Sunday, May 25, 2014

In which I reflect on my course of study

As I'm finishing my undergraduate degree at BYU, I've been reflecting on my journey here. I came to college thinking that I would major in one of the sciences. Instead, I studied Special Education.
 
It's kind of funny the comments each person gets about their choice of study. When I identify myself as a special ed major, people tell me that I must be a patient, very special kind of person. I think that is very kind of them, but it makes me smile, because I know the truth. (and also because it makes me wonder...what does it mean to be a special kind of person?)

Choosing my major was difficult. I used to want to major in a more demanding and impressive major because I felt that people would assume that as an SpEd major, I was not very intelligent or driven.

However, I also was strongly against getting struck by lightning, and it was very clear to me that God wanted me to study special ed. I felt it in my heart and I knew it in my mind. I enjoyed all my volunteering experiences, and I had thought about studying special ed for years. I would have enjoyed being a linguistics or geology major, but that didn't feel right.
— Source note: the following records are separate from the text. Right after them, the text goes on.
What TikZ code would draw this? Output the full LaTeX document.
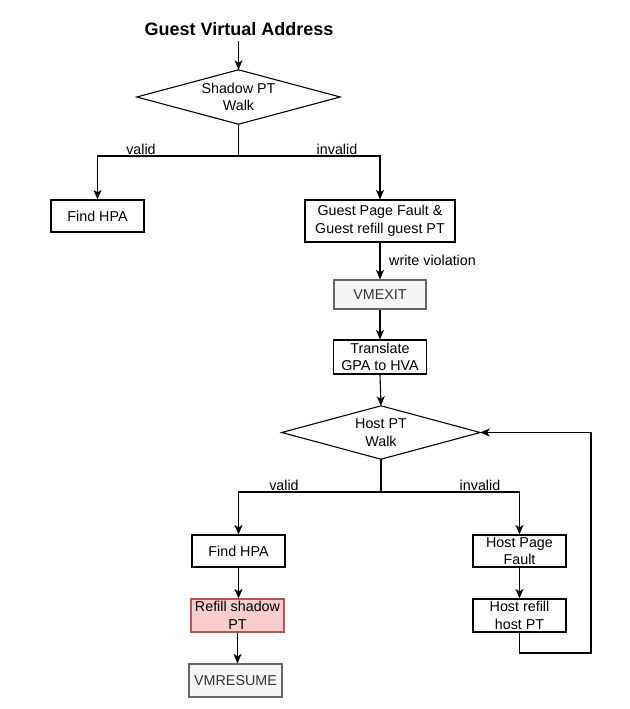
\documentclass[tikz,border=0pt]{standalone}
\usepackage{fontspec}
\setmainfont{Liberation Sans}
\usetikzlibrary{arrows.meta}
\definecolor{redfill}{HTML}{F8CECC}
\definecolor{reddraw}{HTML}{B85450}
\definecolor{grayfill}{HTML}{F5F5F5}
\definecolor{graydraw}{HTML}{666666}
\definecolor{graytext}{HTML}{333333}
\begin{document}
\begin{tikzpicture}[x=1pt,y=-1pt,
  every node/.style={font=\fontsize{14.3}{17.5}\selectfont, inner sep=0pt, align=center},
  box/.style={draw, line width=1.1pt, minimum width=93pt, minimum height=32pt},
  greybox/.style={box, fill=grayfill, draw=graydraw, text=graytext},
  redbox/.style={box, fill=redfill, draw=reddraw},
  ln/.style={line width=1.1pt},
  arr/.style={line width=1.1pt, -{Stealth[length=9.5pt,width=8pt,inset=2.5pt]}},
  lbl/.style={anchor=south, inner sep=1pt}]
\useasboundingbox (0,0) rectangle (629,709);

% title
\node[font=\bfseries\fontsize{18}{21}\selectfont] (title) at (239,29) {Guest Virtual Address};

% shadow PT walk diamond
\node[minimum width=203pt, minimum height=54pt] (d1) at (238.5,97) {Shadow PT\\Walk};
\draw[ln] (d1.west) -- (d1.north) -- (d1.east) -- (d1.south) -- cycle;

\node[box] (f1) at (97.5,216) {Find HPA};
\node[box, minimum width=150pt, minimum height=42pt] (gpf) at (380,221) {Guest Page Fault \&\\Guest refill guest PT};
\node[greybox, minimum width=92pt, minimum height=29pt] (vmexit) at (380,294.5) {VMEXIT};
\node[box, minimum height=34pt] (tr) at (380,357) {Translate\\GPA to HVA};

% host PT walk diamond
\node[minimum width=198pt, minimum height=53pt] (d2) at (381,432.5) {Host PT\\Walk};
\draw[ln] (d2.west) -- (d2.north) -- (d2.east) -- (d2.south) -- cycle;

\node[box] (f2) at (238.5,551) {Find HPA};
\node[redbox, minimum height=33pt] (rs) at (237.5,615.5) {Refill shadow\\PT};
\node[greybox, minimum height=33pt] (vr) at (235.5,680.5) {VMRESUME};
\node[box] (hpf) at (519.5,551) {Host Page\\Fault};
\node[box, minimum height=33pt] (hr) at (519.5,615.5) {Host refill\\host PT};

% labels
\node[lbl] (l1) at (141,156) {valid};
\node[lbl] (l2) at (337,156) {invalid};
\node[anchor=west] (l3) at (389,260) {write violation};
\node[lbl] (l4) at (284,492) {valid};
\node[lbl] (l5) at (480,492) {invalid};

% junctions
\coordinate (j1) at (238.5,156);
\coordinate (j2) at (381,492);
\coordinate (c1) at (591,653);

% connectors
\draw[arr, shorten <=5pt] (title.south -| d1.north) -- (d1.north);
\draw[ln] (d1.south) -- (j1);
\draw[arr] (j1) -| (f1.north);
\draw[arr] (j1) -| (gpf.north);
\draw[arr] (gpf.south) -- (vmexit.north);
\draw[arr] (vmexit.south) -- (tr.north);
\draw[arr] (tr.south) -- (d2.north);
\draw[ln] (d2.south) -- (j2);
\draw[arr] (j2) -| (f2.north);
\draw[arr] (j2) -| (hpf.north);
\draw[arr] (f2.south) -- (f2.south |- rs.north);
\draw[arr] (rs.south) -- (rs.south |- vr.north);
\draw[arr] (hpf.south) -- (hr.north);
\draw[arr] (hr.south) |- (c1) |- (d2.east);
\end{tikzpicture}
\end{document}
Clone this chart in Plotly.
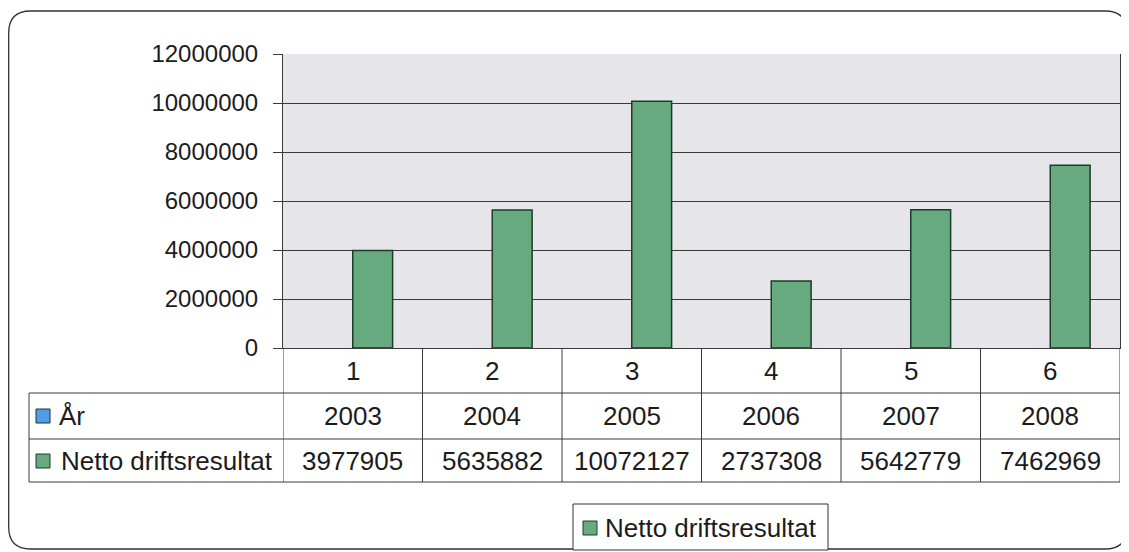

I am very grateful that I chose to study SpEd. 

It has helped me become a better teacher - know how to evaluate where my students are and what they need to learn first in order to achieve long-term goals.

It has helped me focus a little less on myself.

I can see that I really have helped people. I have taught people how to
  • write a birth date
  • give a compliment
  • multiply double digits
  • count to 20
I have loved people. I'm grateful that I can do that.  I don't think I was very good at teaching or loving people before.  But now I can do it, and it's fun!

Being a special ed major has helped me realize that God is very aware of my abilities, weaknesses, and goals. I have had opportunities to use natural strengths that I already had. I have improved some weaknesses. Also, I've been reminded that God knows my personal goals and will always remember them.

Long story short, I'm sure that you should be a patient person to work in special ed. And you should probably be kind of special, I guess, whatever that means. But those aren't the reasons I chose my path. I did it because it was right for me.